# Set task
Reproduce each line of the material exactly, minus any picture.

# Dataset section

** START **

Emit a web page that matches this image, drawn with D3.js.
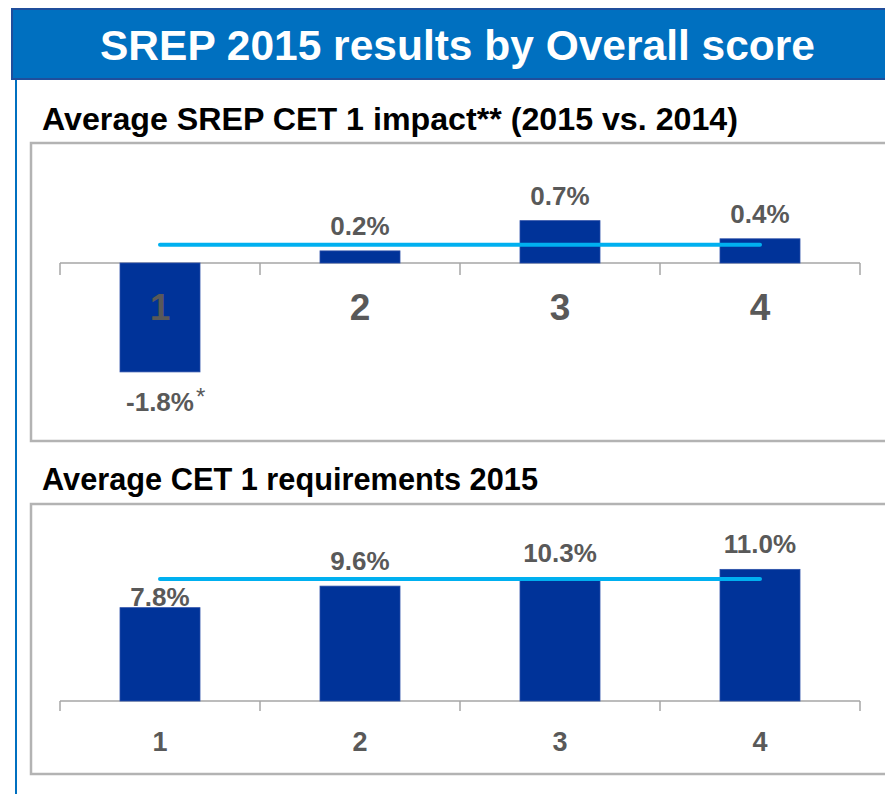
<!DOCTYPE html>
<html>
<head>
<meta charset="utf-8">
<script src="https://cdn.jsdelivr.net/npm/d3@7"></script>
<style>
  html, body { margin: 0; padding: 0; background: #fff; }
  svg { display: block; font-family: "Liberation Sans", Arial, sans-serif; }
</style>
</head>
<body>
<svg id="chart" width="885" height="794"></svg>
<script>
// Overall SREP score buckets
const scores = ["1", "2", "3", "4"];

// Average SREP CET 1 impact, 2015 vs. 2014 (percentage points)
const impactValues = [-1.8, 0.2, 0.7, 0.4];
const impactLabels = ["-1.8%", "0.2%", "0.7%", "0.4%"];
const impactAverage = 0.3;

// Average CET 1 requirements 2015 (%)
const requirementValues = [7.8, 9.6, 10.3, 11.0];
const requirementLabels = ["7.8%", "9.6%", "10.3%", "11.0%"];
const requirementAverage = 10.2;

const svg = d3.select("#chart");
const W = 885, H = 794;

const BAR = "#003399";
const AVG = "#00B0F0";
const GREY_TEXT = "#595959";
const AXIS = "#a6a6a6";

// Header band
svg.append("rect")
  .attr("x", 12).attr("y", 9).attr("width", W + 20).attr("height", 70)
  .attr("fill", "#0070C0").attr("stroke", "#1f4e9c").attr("stroke-width", 2);
svg.append("text")
  .attr("x", 100).attr("y", 60)
  .attr("fill", "#fff").attr("font-weight", "bold").attr("font-size", 42)
  .attr("textLength", 715).attr("lengthAdjust", "spacingAndGlyphs")
  .text("SREP 2015 results by Overall score");

// Left rule running down the page
svg.append("line")
  .attr("x1", 16).attr("x2", 16).attr("y1", 80).attr("y2", H)
  .attr("stroke", "#0070C0").attr("stroke-width", 2);

const x = d3.scaleBand().domain(scores).range([60, 860]).paddingInner(0.6).paddingOuter(0.3);

function panel(opts) {
  const g = svg.append("g");

  g.append("text")
    .attr("x", 42).attr("y", opts.titleY)
    .attr("fill", "#000").attr("font-weight", "bold").attr("font-size", 31)
    .attr("textLength", opts.titleWidth).attr("lengthAdjust", "spacingAndGlyphs")
    .text(opts.title);

  g.append("rect")
    .attr("x", 31).attr("y", opts.boxTop).attr("width", W + 20).attr("height", opts.boxBottom - opts.boxTop)
    .attr("fill", "#fff").attr("stroke", "#b3b3b3").attr("stroke-width", 2.5);

  const y = opts.y;
  const zero = y(0);

  // category axis with ticks between bars
  const axis = g.append("g");
  axis.append("line")
    .attr("x1", 60).attr("x2", 860).attr("y1", zero).attr("y2", zero)
    .attr("stroke", AXIS).attr("stroke-width", 1.5);
  const edges = scores.map(s => x(s) - x.step() * x.paddingInner() / 2).concat([860]);
  axis.selectAll("line.tick").data(edges).join("line")
    .attr("class", "tick")
    .attr("x1", d => d).attr("x2", d => d)
    .attr("y1", zero).attr("y2", zero + opts.tickLen)
    .attr("stroke", AXIS).attr("stroke-width", 1.5);

  // bars
  g.selectAll("rect.bar").data(opts.values).join("rect")
    .attr("class", "bar")
    .attr("x", (d, i) => x(scores[i]))
    .attr("width", x.bandwidth())
    .attr("y", d => Math.min(y(d), zero))
    .attr("height", d => Math.abs(y(d) - zero))
    .attr("fill", BAR).attr("stroke", "#2a4ea8").attr("stroke-width", 0.8);

  // average line from first to last bar centre
  const lineY = y(opts.average);
  g.append("line")
    .attr("x1", x(scores[0]) + x.bandwidth() / 2)
    .attr("x2", x(scores[scores.length - 1]) + x.bandwidth() / 2)
    .attr("y1", lineY).attr("y2", lineY)
    .attr("stroke", AVG).attr("stroke-width", 4).attr("stroke-linecap", "round");

  // category labels
  g.selectAll("text.cat").data(scores).join("text")
    .attr("class", "cat")
    .attr("x", d => x(d) + x.bandwidth() / 2)
    .attr("y", opts.catY)
    .attr("text-anchor", "middle")
    .attr("fill", GREY_TEXT).attr("font-weight", "bold").attr("font-size", opts.catSize)
    .text(d => d);

  // value labels
  const vl = g.selectAll("text.val").data(opts.values).join("text")
    .attr("class", "val")
    .attr("x", (d, i) => x(scores[i]) + x.bandwidth() / 2)
    .attr("y", d => {
      if (d < 0) return y(d) + 39;
      let base = y(d) - 16;
      // keep the label clear of the average line
      if (Math.abs(base - 10 - lineY) < 15) base = y(d) - 2;
      return base;
    })
    .attr("text-anchor", "middle")
    .attr("fill", GREY_TEXT).attr("font-weight", "bold").attr("font-size", 26)
    .text((d, i) => opts.labels[i]);

  if (opts.footnote) {
    const i = opts.values.findIndex(v => v < 0);
    const node = vl.filter((d, j) => j === i).node();
    const bb = node.getBBox();
    g.append("text")
      .attr("x", bb.x + bb.width + 2)
      .attr("y", y(opts.values[i]) + 33)
      .attr("fill", GREY_TEXT).attr("font-size", 24)
      .text(opts.footnote);
  }
}

panel({
  title: "Average SREP CET 1 impact** (2015 vs. 2014)",
  titleY: 130, titleWidth: 696,
  boxTop: 143, boxBottom: 441,
  y: d3.scaleLinear().domain([-2, 1]).range([263 + 121, 263 - 60.5]),
  values: impactValues, labels: impactLabels, average: impactAverage,
  tickLen: 12, catY: 320, catSize: 37,
  footnote: "*"
});

panel({
  title: "Average CET 1 requirements 2015",
  titleY: 490, titleWidth: 496,
  boxTop: 504, boxBottom: 774,
  y: d3.scaleLinear().domain([0, 12]).range([701, 701 - 143.6]),
  values: requirementValues, labels: requirementLabels, average: requirementAverage,
  tickLen: 10, catY: 751, catSize: 27
});
</script>
</body>
</html>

** END **

# Final result
Emit a web page that matches this image, drawn with D3.js.
<!DOCTYPE html>
<html>
<head>
<meta charset="utf-8">
<script src="https://cdn.jsdelivr.net/npm/d3@7"></script>
<style>
  html, body { margin: 0; padding: 0; background: #fff; }
  svg { display: block; font-family: "Liberation Sans", Arial, sans-serif; }
</style>
</head>
<body>
<svg id="chart" width="885" height="794"></svg>
<script>
// Overall SREP score buckets
const scores = ["1", "2", "3", "4"];

// Average SREP CET 1 impact, 2015 vs. 2014 (percentage points)
const impactValues = [-1.8, 0.2, 0.7, 0.4];
const impactLabels = ["-1.8%", "0.2%", "0.7%", "0.4%"];
const impactAverage = 0.3;

// Average CET 1 requirements 2015 (%)
const requirementValues = [7.8, 9.6, 10.3, 11.0];
const requirementLabels = ["7.8%", "9.6%", "10.3%", "11.0%"];
const requirementAverage = 10.2;

const svg = d3.select("#chart");
const W = 885, H = 794;

const BAR = "#003399";
const AVG = "#00B0F0";
const GREY_TEXT = "#595959";
const AXIS = "#a6a6a6";

// Header band
svg.append("rect")
  .attr("x", 12).attr("y", 9).attr("width", W + 20).attr("height", 70)
  .attr("fill", "#0070C0").attr("stroke", "#1f4e9c").attr("stroke-width", 2);
svg.append("text")
  .attr("x", 100).attr("y", 60)
  .attr("fill", "#fff").attr("font-weight", "bold").attr("font-size", 42)
  .attr("textLength", 715).attr("lengthAdjust", "spacingAndGlyphs")
  .text("SREP 2015 results by Overall score");

// Left rule running down the page
svg.append("line")
  .attr("x1", 16).attr("x2", 16).attr("y1", 80).attr("y2", H)
  .attr("stroke", "#0070C0").attr("stroke-width", 2);

const x = d3.scaleBand().domain(scores).range([60, 860]).paddingInner(0.6).paddingOuter(0.3);

function panel(opts) {
  const g = svg.append("g");

  g.append("text")
    .attr("x", 42).attr("y", opts.titleY)
    .attr("fill", "#000").attr("font-weight", "bold").attr("font-size", 31)
    .attr("textLength", opts.titleWidth).attr("lengthAdjust", "spacingAndGlyphs")
    .text(opts.title);

  g.append("rect")
    .attr("x", 31).attr("y", opts.boxTop).attr("width", W + 20).attr("height", opts.boxBottom - opts.boxTop)
    .attr("fill", "#fff").attr("stroke", "#b3b3b3").attr("stroke-width", 2.5);

  const y = opts.y;
  const zero = y(0);

  // category axis with ticks between bars
  const axis = g.append("g");
  axis.append("line")
    .attr("x1", 60).attr("x2", 860).attr("y1", zero).attr("y2", zero)
    .attr("stroke", AXIS).attr("stroke-width", 1.5);
  const edges = scores.map(s => x(s) - x.step() * x.paddingInner() / 2).concat([860]);
  axis.selectAll("line.tick").data(edges).join("line")
    .attr("class", "tick")
    .attr("x1", d => d).attr("x2", d => d)
    .attr("y1", zero).attr("y2", zero + opts.tickLen)
    .attr("stroke", AXIS).attr("stroke-width", 1.5);

  // bars
  g.selectAll("rect.bar").data(opts.values).join("rect")
    .attr("class", "bar")
    .attr("x", (d, i) => x(scores[i]))
    .attr("width", x.bandwidth())
    .attr("y", d => Math.min(y(d), zero))
    .attr("height", d => Math.abs(y(d) - zero))
    .attr("fill", BAR).attr("stroke", "#2a4ea8").attr("stroke-width", 0.8);

  // average line from first to last bar centre
  const lineY = y(opts.average);
  g.append("line")
    .attr("x1", x(scores[0]) + x.bandwidth() / 2)
    .attr("x2", x(scores[scores.length - 1]) + x.bandwidth() / 2)
    .attr("y1", lineY).attr("y2", lineY)
    .attr("stroke", AVG).attr("stroke-width", 4).attr("stroke-linecap", "round");

  // category labels
  g.selectAll("text.cat").data(scores).join("text")
    .attr("class", "cat")
    .attr("x", d => x(d) + x.bandwidth() / 2)
    .attr("y", opts.catY)
    .attr("text-anchor", "middle")
    .attr("fill", GREY_TEXT).attr("font-weight", "bold").attr("font-size", opts.catSize)
    .text(d => d);

  // value labels
  const vl = g.selectAll("text.val").data(opts.values).join("text")
    .attr("class", "val")
    .attr("x", (d, i) => x(scores[i]) + x.bandwidth() / 2)
    .attr("y", d => {
      if (d < 0) return y(d) + 39;
      let base = y(d) - 16;
      // keep the label clear of the average line
      if (Math.abs(base - 10 - lineY) < 15) base = y(d) - 2;
      return base;
    })
    .attr("text-anchor", "middle")
    .attr("fill", GREY_TEXT).attr("font-weight", "bold").attr("font-size", 26)
    .text((d, i) => opts.labels[i]);

  if (opts.footnote) {
    const i = opts.values.findIndex(v => v < 0);
    const node = vl.filter((d, j) => j === i).node();
    const bb = node.getBBox();
    g.append("text")
      .attr("x", bb.x + bb.width + 2)
      .attr("y", y(opts.values[i]) + 33)
      .attr("fill", GREY_TEXT).attr("font-size", 24)
      .text(opts.footnote);
  }
}

panel({
  title: "Average SREP CET 1 impact** (2015 vs. 2014)",
  titleY: 130, titleWidth: 696,
  boxTop: 143, boxBottom: 441,
  y: d3.scaleLinear().domain([-2, 1]).range([263 + 121, 263 - 60.5]),
  values: impactValues, labels: impactLabels, average: impactAverage,
  tickLen: 12, catY: 320, catSize: 37,
  footnote: "*"
});

panel({
  title: "Average CET 1 requirements 2015",
  titleY: 490, titleWidth: 496,
  boxTop: 504, boxBottom: 774,
  y: d3.scaleLinear().domain([0, 12]).range([701, 701 - 143.6]),
  values: requirementValues, labels: requirementLabels, average: requirementAverage,
  tickLen: 10, catY: 751, catSize: 27
});
</script>
</body>
</html>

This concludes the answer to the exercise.